[EM] "population paradox" using largest remainder with small # of voters?
Adam Tarr
atarr at purdue.edu
Fri Jan 31 13:38:54 PST 2003
Hi folks,
A small request for help. I belong to a sports league that has several
sectional tournaments, with a certain number of teams from each section
advancing to the regional tournament. The sections have varying numbers of
teams, and the number of bids each section gets to the regional competition
is dependent on how many teams are in the section. The idea is to make it
proportional - every section gets a proportional number of teams at the
regional tournament to their size.
So basically, this is equivalent to the apportionment problem common to
closed party list. It's even easier to see the analogy if you look at it
as apportionment of seats in the house of representatives. Basically, the
teams in each section are the voters, and the seats in the house are the
bids to the regional tournament.
OK, so here's the problem.

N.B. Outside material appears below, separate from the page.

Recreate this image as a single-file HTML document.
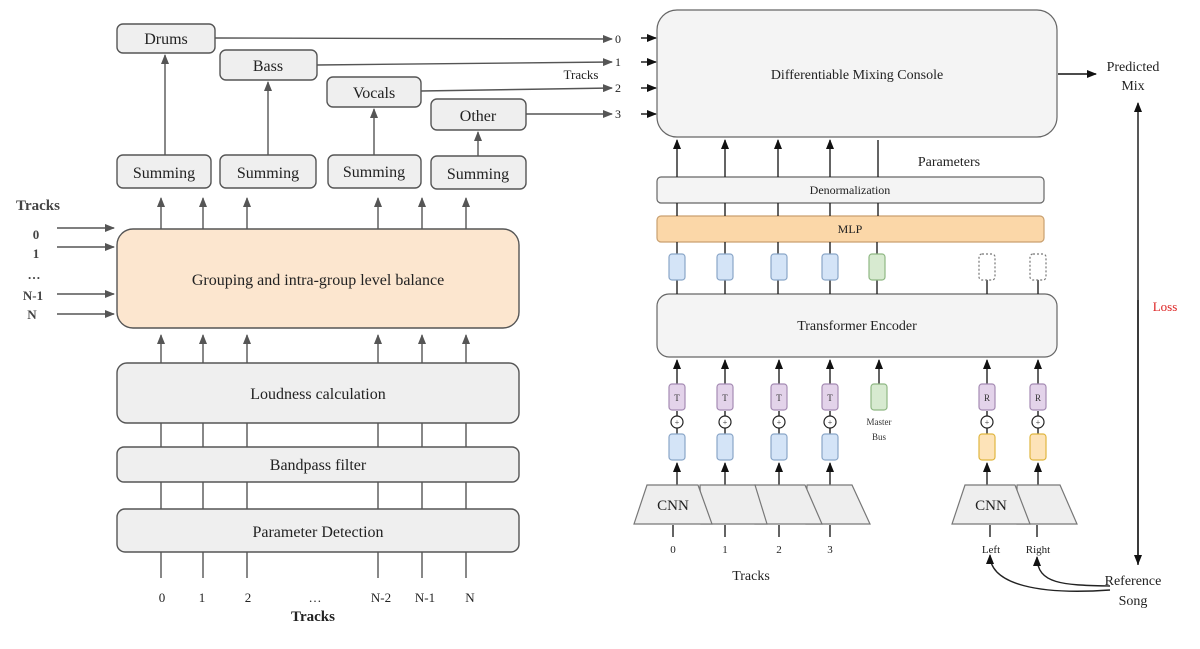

Currently, the apportionment is done using a
slightly perverted version of largest remainder, aka Hamilton's method. I
am trying to convince the powers that be to switch to Webster's
method. Being able to show the "population paradox", where a section could
lose teams but gain an additional bid, or vice versa, would help a lot in
convincing people. The problem is, I'm having a very hard time coming up
with an example given the very small number of "voters" (i.e. teams) that
are involved here.
The parameters are as follows: the regional tournament has 16 teams - this
is fixed. Realistically, most sections will have between 3 and 20 teams,
with some approaching 25 or so. 6-14 or so is be the most common
range. Every section is guaranteed at least one bid to the regional
tournament, provided they have at least one team, so no example should
conclude that a section gets zero bids. Every region has either three or
four sections.
Given these parameters (three or four "parties", between three and twenty
"voters" in each party, sixteen "seats" in the house), can anyone come up
with an example of the population paradox playing out? Barring the
presence of such an example, all I can do is show a case where the results
differ from Webster's method, and try to argue that it's less proportional
as a result. But this is a lot less convincing.